One of my mother's great distractions from her terminal illness, with all its pain, was Cheers.
Thank you.
I was 5 years old when Cheers debuted and definitely wasn't watching then. But just a few years later I became a big fan of the show. Does anyone recall when it started running in syndication? I wish I could remember the first episode I saw. I have one ironclad memory of coming home with a new G.I. Joe toy at age 9 in 1987 and playing with it while watching "Dinner at Eight-ish" in primetime. I believe by this time I was already a daily viewer of the older episodes in syndication. The earliest one I think I might have seen new on NBC was season 4's "Fear Is My Co-Pilot."
I'm sure I was describing Cheers as my favorite TV show at this time. I continued watching more or less consistently for the first 2 or 3 "Rebecca years," but lost interest after that. The clever dialogue seemed to be fading away in favor of zany, cartoonish gags and the storylines lost their emotional depth and relatability. I was a senior in high school by the time the last episode aired. Everybody watched it but the consensus the next day seemed to be, "meh."

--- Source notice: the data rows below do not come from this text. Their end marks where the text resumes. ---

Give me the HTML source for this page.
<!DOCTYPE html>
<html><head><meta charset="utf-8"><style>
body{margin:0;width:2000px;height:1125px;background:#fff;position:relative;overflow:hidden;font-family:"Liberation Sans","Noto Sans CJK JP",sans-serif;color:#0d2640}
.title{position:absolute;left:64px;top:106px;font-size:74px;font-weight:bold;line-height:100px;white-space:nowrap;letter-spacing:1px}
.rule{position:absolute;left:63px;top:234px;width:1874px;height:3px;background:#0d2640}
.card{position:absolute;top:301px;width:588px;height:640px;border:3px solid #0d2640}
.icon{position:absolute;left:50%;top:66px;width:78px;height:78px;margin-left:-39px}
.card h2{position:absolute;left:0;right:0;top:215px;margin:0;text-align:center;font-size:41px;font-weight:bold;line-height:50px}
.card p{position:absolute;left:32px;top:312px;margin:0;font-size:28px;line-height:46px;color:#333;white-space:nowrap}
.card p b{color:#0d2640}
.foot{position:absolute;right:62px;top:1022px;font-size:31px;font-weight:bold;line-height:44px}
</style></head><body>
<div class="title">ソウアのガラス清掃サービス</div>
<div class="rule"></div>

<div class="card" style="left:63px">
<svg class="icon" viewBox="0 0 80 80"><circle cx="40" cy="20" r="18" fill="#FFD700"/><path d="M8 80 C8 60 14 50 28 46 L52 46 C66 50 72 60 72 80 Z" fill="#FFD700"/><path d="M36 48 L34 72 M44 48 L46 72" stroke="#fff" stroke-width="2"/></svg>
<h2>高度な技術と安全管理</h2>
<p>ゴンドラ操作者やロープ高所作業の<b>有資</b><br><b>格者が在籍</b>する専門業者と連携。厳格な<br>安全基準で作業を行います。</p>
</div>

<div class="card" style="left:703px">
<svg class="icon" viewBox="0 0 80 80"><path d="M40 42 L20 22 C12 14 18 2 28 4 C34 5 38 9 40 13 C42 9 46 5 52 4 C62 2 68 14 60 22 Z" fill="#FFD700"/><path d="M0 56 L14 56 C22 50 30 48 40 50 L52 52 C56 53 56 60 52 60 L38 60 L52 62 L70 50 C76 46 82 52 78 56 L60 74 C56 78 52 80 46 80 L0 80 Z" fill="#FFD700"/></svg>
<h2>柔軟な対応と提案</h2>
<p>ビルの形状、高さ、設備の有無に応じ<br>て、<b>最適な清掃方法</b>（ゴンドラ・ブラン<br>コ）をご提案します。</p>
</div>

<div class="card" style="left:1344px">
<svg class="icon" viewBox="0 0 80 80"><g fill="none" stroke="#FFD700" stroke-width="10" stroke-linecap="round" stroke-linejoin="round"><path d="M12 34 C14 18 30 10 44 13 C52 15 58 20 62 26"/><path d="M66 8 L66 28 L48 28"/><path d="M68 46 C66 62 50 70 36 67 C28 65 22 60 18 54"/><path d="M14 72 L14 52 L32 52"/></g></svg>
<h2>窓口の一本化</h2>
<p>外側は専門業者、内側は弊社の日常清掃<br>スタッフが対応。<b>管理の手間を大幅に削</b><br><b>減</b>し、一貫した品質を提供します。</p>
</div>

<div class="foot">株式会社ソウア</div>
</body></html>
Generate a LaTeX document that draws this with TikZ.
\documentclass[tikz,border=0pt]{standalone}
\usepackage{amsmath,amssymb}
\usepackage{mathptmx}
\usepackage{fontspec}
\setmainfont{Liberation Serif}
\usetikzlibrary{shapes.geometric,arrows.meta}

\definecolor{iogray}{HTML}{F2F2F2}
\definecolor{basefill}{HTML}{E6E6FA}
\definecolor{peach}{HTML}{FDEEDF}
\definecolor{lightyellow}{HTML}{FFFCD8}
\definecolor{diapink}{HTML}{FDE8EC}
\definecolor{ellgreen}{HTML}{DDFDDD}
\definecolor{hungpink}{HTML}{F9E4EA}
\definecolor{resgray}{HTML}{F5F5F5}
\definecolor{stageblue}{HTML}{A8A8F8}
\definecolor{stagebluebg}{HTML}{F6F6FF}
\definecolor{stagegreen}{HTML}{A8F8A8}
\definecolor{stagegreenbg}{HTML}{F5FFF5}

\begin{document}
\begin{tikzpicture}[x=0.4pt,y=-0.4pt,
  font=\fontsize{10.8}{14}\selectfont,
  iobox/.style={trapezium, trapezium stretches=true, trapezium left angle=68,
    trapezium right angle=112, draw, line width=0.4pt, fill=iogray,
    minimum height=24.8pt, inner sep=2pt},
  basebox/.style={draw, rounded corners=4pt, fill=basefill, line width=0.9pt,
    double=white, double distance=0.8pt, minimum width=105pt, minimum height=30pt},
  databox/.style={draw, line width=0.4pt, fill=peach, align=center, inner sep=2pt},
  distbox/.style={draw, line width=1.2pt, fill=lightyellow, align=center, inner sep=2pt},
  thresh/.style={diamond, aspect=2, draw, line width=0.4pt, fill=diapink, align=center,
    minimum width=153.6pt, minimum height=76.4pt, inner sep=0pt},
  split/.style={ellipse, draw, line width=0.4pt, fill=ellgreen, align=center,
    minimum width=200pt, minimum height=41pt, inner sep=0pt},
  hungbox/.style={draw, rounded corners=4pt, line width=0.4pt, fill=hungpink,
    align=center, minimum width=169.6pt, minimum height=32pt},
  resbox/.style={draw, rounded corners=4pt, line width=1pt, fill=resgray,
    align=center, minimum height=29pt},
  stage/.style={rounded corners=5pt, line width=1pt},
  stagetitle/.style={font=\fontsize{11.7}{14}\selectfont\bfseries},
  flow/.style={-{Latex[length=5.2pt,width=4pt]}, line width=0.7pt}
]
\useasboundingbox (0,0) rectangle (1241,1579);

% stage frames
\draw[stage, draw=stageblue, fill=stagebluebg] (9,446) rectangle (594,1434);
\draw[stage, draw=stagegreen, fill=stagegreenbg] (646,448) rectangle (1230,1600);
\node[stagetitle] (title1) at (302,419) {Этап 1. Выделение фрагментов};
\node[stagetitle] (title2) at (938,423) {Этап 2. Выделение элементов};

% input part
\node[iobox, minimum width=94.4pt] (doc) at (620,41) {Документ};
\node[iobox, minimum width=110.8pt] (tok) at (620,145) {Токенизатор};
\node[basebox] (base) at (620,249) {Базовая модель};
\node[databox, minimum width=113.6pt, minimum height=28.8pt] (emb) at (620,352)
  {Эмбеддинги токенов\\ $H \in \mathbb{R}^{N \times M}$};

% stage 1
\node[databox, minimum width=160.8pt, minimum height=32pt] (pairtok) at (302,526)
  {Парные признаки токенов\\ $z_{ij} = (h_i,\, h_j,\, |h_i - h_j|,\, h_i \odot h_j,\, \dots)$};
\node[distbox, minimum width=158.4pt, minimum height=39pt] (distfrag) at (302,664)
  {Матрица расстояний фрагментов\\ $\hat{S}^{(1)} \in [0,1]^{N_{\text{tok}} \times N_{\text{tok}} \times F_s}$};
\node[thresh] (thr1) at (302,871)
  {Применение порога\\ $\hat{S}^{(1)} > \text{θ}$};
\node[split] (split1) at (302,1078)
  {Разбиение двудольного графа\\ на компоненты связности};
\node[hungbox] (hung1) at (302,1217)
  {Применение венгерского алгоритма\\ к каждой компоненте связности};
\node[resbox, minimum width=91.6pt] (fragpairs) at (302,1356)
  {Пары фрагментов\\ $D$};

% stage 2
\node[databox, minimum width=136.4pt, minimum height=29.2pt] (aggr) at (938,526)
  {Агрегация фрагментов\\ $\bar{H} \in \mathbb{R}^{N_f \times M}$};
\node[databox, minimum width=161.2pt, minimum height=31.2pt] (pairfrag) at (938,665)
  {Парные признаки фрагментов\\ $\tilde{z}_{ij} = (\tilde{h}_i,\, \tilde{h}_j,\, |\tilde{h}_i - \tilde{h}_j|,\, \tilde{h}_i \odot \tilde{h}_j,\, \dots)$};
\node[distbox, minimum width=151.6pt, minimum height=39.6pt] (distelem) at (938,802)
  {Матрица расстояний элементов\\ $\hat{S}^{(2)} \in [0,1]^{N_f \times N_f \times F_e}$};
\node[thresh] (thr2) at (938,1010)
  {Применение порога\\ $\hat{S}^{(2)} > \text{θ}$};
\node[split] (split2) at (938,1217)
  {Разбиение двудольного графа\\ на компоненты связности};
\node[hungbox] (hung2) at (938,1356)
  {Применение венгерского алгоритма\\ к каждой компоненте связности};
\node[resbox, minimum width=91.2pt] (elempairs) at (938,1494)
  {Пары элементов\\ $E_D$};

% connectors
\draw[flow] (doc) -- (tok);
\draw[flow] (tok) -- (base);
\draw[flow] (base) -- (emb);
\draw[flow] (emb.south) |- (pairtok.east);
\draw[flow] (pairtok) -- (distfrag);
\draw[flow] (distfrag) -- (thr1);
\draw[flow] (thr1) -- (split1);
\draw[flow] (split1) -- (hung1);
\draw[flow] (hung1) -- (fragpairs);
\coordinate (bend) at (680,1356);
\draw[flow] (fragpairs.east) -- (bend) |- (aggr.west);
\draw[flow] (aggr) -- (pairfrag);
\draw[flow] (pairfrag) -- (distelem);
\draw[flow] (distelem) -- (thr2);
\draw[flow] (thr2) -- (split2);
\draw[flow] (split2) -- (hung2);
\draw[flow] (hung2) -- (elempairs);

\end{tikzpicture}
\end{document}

I rewatched seasons 1-5 ten years ago when the DVDs came out and found the shows to hold up extremely well, still as brilliant, clever, laugh-out-loud funny and emotionally involving as they were when I first saw them on NBC and in syndication. Cheers is unquestionably the best sitcom of the 1980s and one of the best sitcoms of all time. If there were never any episodes beyond the "Diane years" it would already qualify for that. I still haven't bothered to rewatch any of those "Rebecca years" nor the last 2 or 3 seasons that I never watched much of in the first place.